Work required: Return the material exactly, first line through the line containing "import seaborn as sns", and nothing more. Pictures stay out.

-- BEGIN Data shown --

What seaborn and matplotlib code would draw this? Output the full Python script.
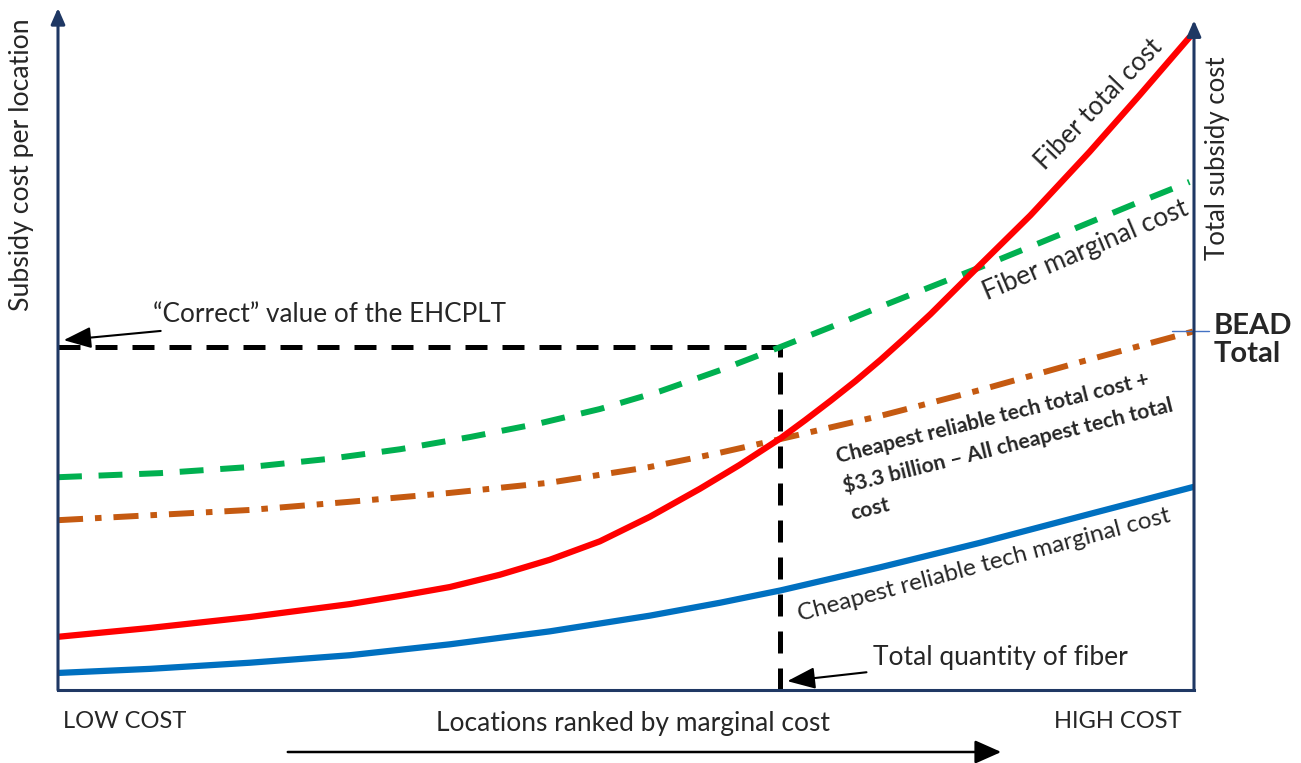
import numpy as np
import pandas as pd
import matplotlib
matplotlib.use("Agg")
import matplotlib.pyplot as plt
import seaborn as sns

# values (x = location rank 0-100, y = cost 0-100)
fiber_total_x = [0, 8.1, 16.9, 25.7, 30.1, 34.5, 38.9, 43.3, 47.7, 52.1, 56.5, 60.0,
                 63.6, 65.8, 68.0, 70.2, 72.4, 74.6, 76.8, 80.3, 85.6, 90.8, 95.2, 99.6]
fiber_total = [7.8, 9.1, 10.7, 12.6, 13.8, 15.1, 16.9, 19.1, 21.8, 25.4, 29.5, 33.0,
               36.9, 39.6, 42.4, 45.3, 48.4, 51.7, 55.1, 60.9, 69.6, 78.9, 87.2, 95.7]

fiber_marginal_x = [0, 9.0, 16.9, 23.9, 30.1, 36.3, 42.4, 47.7, 53.0, 58.3, 63.6,
                    68.0, 72.4, 76.8, 81.2, 85.6, 90.0, 94.8, 99.6]
fiber_marginal = [31.2, 31.8, 32.7, 33.9, 35.3, 37.1, 39.1, 41.2, 43.8, 46.9, 50.3,
                  53.2, 56.2, 59.1, 62.0, 65.0, 68.0, 71.3, 74.5]

cheap_total_x = [0, 9.0, 16.9, 25.7, 34.5, 43.3, 52.1, 58.3, 63.6, 72.4, 81.2, 90.0, 100]
cheap_total = [24.9, 25.7, 26.4, 27.6, 28.9, 30.4, 32.7, 34.8, 36.8, 40.2, 44.0, 48.1, 52.6]

cheap_marginal_x = [0, 8.1, 16.9, 25.7, 34.5, 43.3, 52.1, 58.3, 63.6, 72.4, 81.2, 90.8, 100]
cheap_marginal = [2.5, 3.1, 4.0, 5.1, 6.7, 8.6, 10.9, 12.8, 14.6, 18.0, 21.6, 25.8, 29.8]

fiber_quantity = 63.6   # "Total quantity of fiber"
ehcplt_value = 50.3     # "Correct" value of the EHCPLT
bead_total = 52.6

navy = "#1F3864"

sns.set_theme(style="white")
plt.rcParams['font.family'] = ['Lato', 'DejaVu Sans']

fig = plt.figure(figsize=(13.01, 7.63), dpi=100)
ax = fig.add_axes([58/1301, 1-690/763, (1194-58)/1301, (690-8)/763])
ax.set_xlim(0, 100)
ax.set_ylim(0, 100)
ax.set_xticks([])
ax.set_yticks([])
for s in ["top", "right", "left"]:
    ax.spines[s].set_visible(False)
ax.spines["bottom"].set_color(navy)
ax.spines["bottom"].set_linewidth(2.2)

# axis arrows
ax.annotate("", xy=(0, 100), xytext=(0, 0),
            arrowprops=dict(arrowstyle="-|>,head_length=0.8,head_width=0.35",
                            color=navy, lw=2.2, shrinkA=0, shrinkB=0),
            annotation_clip=False)
ax.annotate("", xy=(100, 98.2), xytext=(100, 0),
            arrowprops=dict(arrowstyle="-|>,head_length=0.8,head_width=0.35",
                            color=navy, lw=2.2, shrinkA=0, shrinkB=0),
            annotation_clip=False)

# guide lines
sns.lineplot(x=[0, fiber_quantity], y=[ehcplt_value, ehcplt_value], ax=ax,
             color="black", linewidth=3.6, linestyle=(0, (4.4, 3)))
sns.lineplot(x=[fiber_quantity, fiber_quantity], y=[0, ehcplt_value], ax=ax,
             color="black", linewidth=3.6, linestyle=(0, (4.4, 3)),
             orient="y")

# curves
kw = dict(ax=ax, solid_joinstyle="round", dash_joinstyle="round")
sns.lineplot(x=cheap_marginal_x, y=cheap_marginal, color="#0070C0", linewidth=4.5, **kw)
sns.lineplot(x=cheap_total_x, y=cheap_total, color="#C55A11", linewidth=4.3,
             linestyle=(0, (4.2, 2, 1.1, 2)), **kw)
sns.lineplot(x=fiber_marginal_x, y=fiber_marginal, color="#00B050", linewidth=4.3,
             linestyle=(0, (4, 2.8)), **kw)
sns.lineplot(x=fiber_total_x, y=fiber_total, color="#FF0000", linewidth=4.5, **kw)

# curve labels
ax.text(91.6, 85.9, "Fiber total cost", rotation=46, fontsize=18.5,
        ha="center", va="center", rotation_mode="anchor")
ax.text(90.5, 64.5, "Fiber marginal cost", rotation=23, fontsize=19,
        ha="center", va="center", rotation_mode="anchor")
ax.text(81.5, 18.3, "Cheapest reliable tech marginal cost", rotation=15, fontsize=17.5,
        ha="center", va="center", rotation_mode="anchor")
ax.text(68.3, 35.6,
        "Cheapest reliable tech total cost +\n$3.3 billion \u2013 All cheapest tech total\ncost",
        rotation=14, fontsize=15.3, fontweight="bold", ha="left", va="top",
        rotation_mode="anchor", multialignment="left", linespacing=1.5)

# annotations with arrows
ax.annotate("\u201cCorrect\u201d value of the EHCPLT", xy=(0.5, 51.3), xytext=(8.4, 55.0),
            fontsize=18.8, va="center", ha="left",
            arrowprops=dict(arrowstyle="-|>,head_length=0.9,head_width=0.35",
                            color="black", lw=1.5, shrinkA=2, shrinkB=0))
ax.annotate("Total quantity of fiber", xy=(64.2, 1.3), xytext=(71.7, 4.8),
            fontsize=19, va="center", ha="left",
            arrowprops=dict(arrowstyle="-|>,head_length=0.9,head_width=0.35",
                            color="black", lw=1.5, shrinkA=2, shrinkB=0))

# BEAD total marker
ax.plot([98.1, 101.3], [bead_total, bead_total], color="#4472C4",
        lw=1, clip_on=False)
fig.text(1214/1301, 1-340/763, "BEAD\nTotal", fontsize=21, fontweight="bold",
         ha="left", va="center", linespacing=1.1)

# axis titles
fig.text(22/1301, 1-165/763, "Subsidy cost per location", rotation=90, fontsize=19.2,
         ha="center", va="center")
fig.text(1218/1301, 1-158/763, "Total subsidy cost", rotation=90, fontsize=18.5,
         ha="center", va="center")
fig.text(63/1301, 1-722/763, "LOW COST", fontsize=17, ha="left", va="center")
fig.text(1182/1301, 1-722/763, "HIGH COST", fontsize=17, ha="right", va="center")
fig.text(633/1301, 1-724/763, "Locations ranked by marginal cost", fontsize=19,
         ha="center", va="center")
fig.add_artist(matplotlib.patches.FancyArrowPatch(
    (285/1301, 1-752/763), (1004/1301, 1-752/763), transform=fig.transFigure,
    arrowstyle="-|>,head_length=0.9,head_width=0.4", color="black", lw=1.8,
    mutation_scale=18))

fig.savefig("out.png", dpi=100)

-- END Data shown --

Complete answer:
What seaborn and matplotlib code would draw this? Output the full Python script.
import numpy as np
import pandas as pd
import matplotlib
matplotlib.use("Agg")
import matplotlib.pyplot as plt
import seaborn as sns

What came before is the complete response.